EXERCISE GOAL: Give only the number of lines that include the string "matplotlib".
## START SOURCE EXCERPT
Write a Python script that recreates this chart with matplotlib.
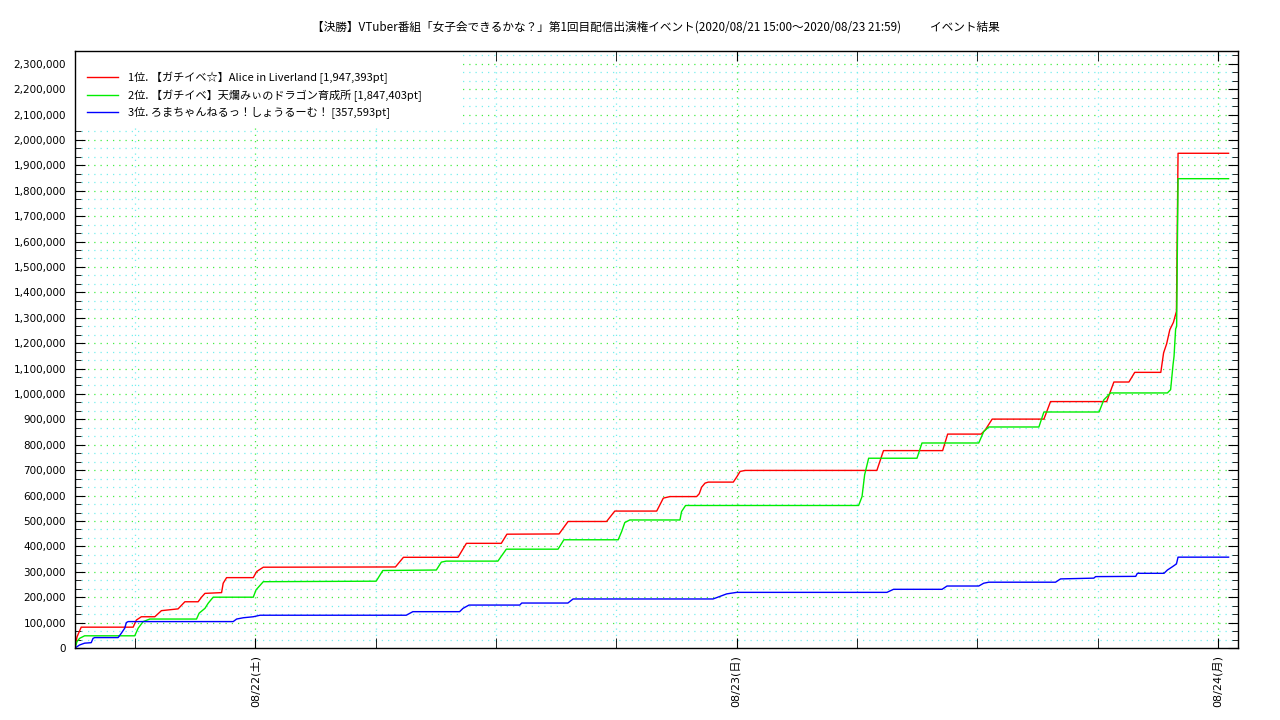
import matplotlib
matplotlib.use("Agg")
import matplotlib.pyplot as plt
import matplotlib.dates as mdates
from matplotlib.ticker import FuncFormatter, MultipleLocator
from matplotlib.patches import Rectangle
import pandas as pd

plt.rcParams['font.family'] = ['Noto Sans CJK JP', 'DejaVu Sans']

title = "【決勝】VTuber番組「女子会できるかな？」第1回目配信出演権イベント(2020/08/21 15:00～2020/08/23 21:59)           イベント結果"
start = pd.Timestamp("2020-08-21 15:00")
end = pd.Timestamp("2020-08-24 01:00")

labels = [
    "1位. 【ガチイベ☆】Alice in Liverland [1,947,393pt]",
    "2位. 【ガチイベ】天爛みぃのドラゴン育成所 [1,847,403pt]",
    "3位. ろまちゃんねるっ！しょうるーむ！ [357,593pt]",
]
colors = ["#ff0000", "#00ee00", "#0000ff"]

# hours since 08/21 15:00 and cumulative points
red_h = [0, 0.10, 0.31, 2.90, 3.06, 3.31, 3.98, 4.31, 5.14, 5.48, 6.14, 6.31, 6.48, 7.31, 7.39, 7.56,
         8.89, 9.06, 9.39, 15.98, 16.38, 19.10, 19.52, 21.26, 21.54, 24.14, 24.59, 26.51, 26.92,
         29.01, 29.34, 29.67, 31.00, 31.13, 31.25, 31.42, 31.58, 32.83, 33.00, 33.17, 33.42,
         39.99, 40.32, 43.27, 43.52, 45.19, 45.40, 45.74, 48.32, 48.65, 51.45, 51.81, 52.56,
         52.85, 54.15, 54.29, 54.44, 54.60, 54.78, 54.93, 55.01, 57.53]
red_v = [0, 44000, 82000, 82000, 110000, 123000, 123000, 147000, 154000, 182000, 182000, 200000,
         215000, 218000, 255000, 277000, 277000, 301000, 318000, 319000, 357000, 357000, 412000,
         412000, 448000, 449000, 498000, 498000, 539000, 539000, 590000, 596000, 596000, 607000,
         633000, 649000, 653000, 653000, 673000, 695000, 699000, 699000, 777000, 777000, 842000,
         842000, 859000, 901000, 901000, 970000, 970000, 1047000, 1047000, 1085000, 1085000,
         1162000, 1197000, 1253000, 1282000, 1325000, 1947393, 1947393]

green_h = [0, 0.10, 0.23, 0.48, 2.98, 3.15, 3.40, 3.73, 6.06, 6.19, 6.48, 6.64, 6.89, 8.89, 9.03,
           9.39, 15.02, 15.35, 18.02, 18.27, 18.51, 21.09, 21.51, 24.09, 24.38, 27.09, 27.26,
           27.42, 27.67, 30.17, 30.25, 30.45, 39.08, 39.25, 39.38, 39.58, 41.99, 42.24, 45.07,
           45.32, 45.57, 48.07, 48.32, 51.07, 51.31, 51.65, 54.48, 54.64, 54.76, 54.81, 54.89,
           54.94, 55.01, 57.53]
green_v = [0, 25000, 38000, 48000, 48000, 78000, 104000, 114000, 114000, 137000, 156000, 176000,
           200000, 200000, 229000, 261000, 263000, 305000, 307000, 338000, 342000, 342000, 389000,
           389000, 426000, 426000, 458000, 494000, 504000, 504000, 537000, 561000, 561000, 596000,
           682000, 747000, 747000, 807000, 807000, 852000, 870000, 870000, 929000, 929000, 977000,
           1004000, 1004000, 1017000, 1115000, 1148000, 1256000, 1266000, 1847403, 1847403]

blue_h = [0, 0.23, 0.48, 0.81, 0.90, 0.98, 2.15, 2.31, 2.48, 2.56, 2.65, 7.89, 8.06, 8.39, 8.89,
          9.23, 16.52, 16.85, 19.18, 19.35, 19.65, 22.18, 22.28, 24.58, 24.84, 31.82, 32.50,
          33.00, 40.49, 40.82, 43.24, 43.49, 45.07, 45.32, 45.57, 48.90, 49.15, 50.81, 50.90,
          52.90, 52.98, 54.31, 54.48, 54.73, 54.93, 55.01, 57.53]
blue_v = [0, 12000, 19000, 21000, 38000, 41000, 41000, 58000, 78000, 100000, 104000, 104000,
          114000, 119000, 123000, 129000, 129000, 143000, 143000, 156000, 169000, 169000, 177000,
          177000, 193000, 193000, 213000, 219000, 219000, 231000, 231000, 244000, 244000, 255000,
          259000, 259000, 272000, 275000, 281000, 282000, 294000, 294000, 307000, 320000, 331000,
          357593, 357593]

weekdays = ["月", "火", "水", "木", "金", "土", "日"]

fig = plt.figure(figsize=(12.8, 7.2), dpi=100)
ax = fig.add_axes([75 / 1280, 1 - 648 / 720, (1238 - 75) / 1280, (648 - 51) / 720])

series = [(red_h, red_v), (green_h, green_v), (blue_h, blue_v)]
for (hs, vs), c, lab in zip(series, colors, labels):
    t = [start + pd.Timedelta(hours=h) for h in hs]
    ax.plot(t, vs, color=c, lw=1.0, label=lab, zorder=2)

ax.set_xlim(start, end)
ax.set_ylim(0, 2350000)

ax.yaxis.set_major_locator(MultipleLocator(100000))
ax.yaxis.set_minor_locator(MultipleLocator(100000 / 3))
ax.yaxis.set_major_formatter(FuncFormatter(lambda v, p: f"{int(round(v)):,}"))

ax.xaxis.set_major_locator(mdates.HourLocator(byhour=[0]))
ax.xaxis.set_minor_locator(mdates.HourLocator(byhour=[6, 12, 18]))

def xfmt(v, p):
    d = mdates.num2date(v)
    return f"{d:%m/%d}({weekdays[d.weekday()]})"

ax.xaxis.set_major_formatter(FuncFormatter(xfmt))

ax.tick_params(axis="both", which="both", direction="in", top=True, right=True)
ax.tick_params(axis="y", which="major", length=7, labelsize=7.5, pad=6.5)
ax.tick_params(axis="y", which="minor", length=4)
ax.tick_params(axis="x", which="both", length=7, labelsize=8, pad=5)
for lbl in ax.get_yticklabels():
    lbl.set_family("DejaVu Sans")
for lbl in ax.get_xticklabels():
    lbl.set_family(["DejaVu Sans", "Noto Sans CJK JP"])
    lbl.set_rotation(90)

# dotted grid drawn below the data, taken from the axis locators
grid_ls = (0, (1, 4))
major_c, minor_c = "#44ee44", "#77eeee"
for y in ax.yaxis.get_majorticklocs():
    if 0 < y < 2350000:
        ax.axhline(y, color=major_c, ls=grid_ls, lw=0.9, zorder=0.5)
for y in ax.yaxis.get_minorticklocs():
    if 0 < y < 2350000:
        ax.axhline(y, color=minor_c, ls=grid_ls, lw=0.9, zorder=0.5)
for x in ax.xaxis.get_majorticklocs():
    ax.axvline(x, color=major_c, ls=grid_ls, lw=0.9, zorder=0.5)
for x in ax.xaxis.get_minorticklocs():
    ax.axvline(x, color=minor_c, ls=grid_ls, lw=0.9, zorder=0.5)

for s in ax.spines.values():
    s.set_linewidth(1.0)

# white key box (gnuplot style)
ax.add_patch(Rectangle((0.0009, 0.871), 0.3327, 0.127, transform=ax.transAxes,
                       facecolor="white", edgecolor="none", zorder=2.1))

leg = ax.legend(loc="upper left", bbox_to_anchor=(0.0, 0.9856), fontsize=8, frameon=False,
                handlelength=2.8, handletextpad=0.9, borderaxespad=0.0,
                borderpad=1.1, labelspacing=0.45)
leg.set_zorder(2.2)

fig.text(656 / 1280, 1 - 27 / 720, title, ha="center", va="center", fontsize=8.4)

fig.savefig("out.png", dpi=100)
## END SOURCE EXCERPT
CORRECT ANSWER: 7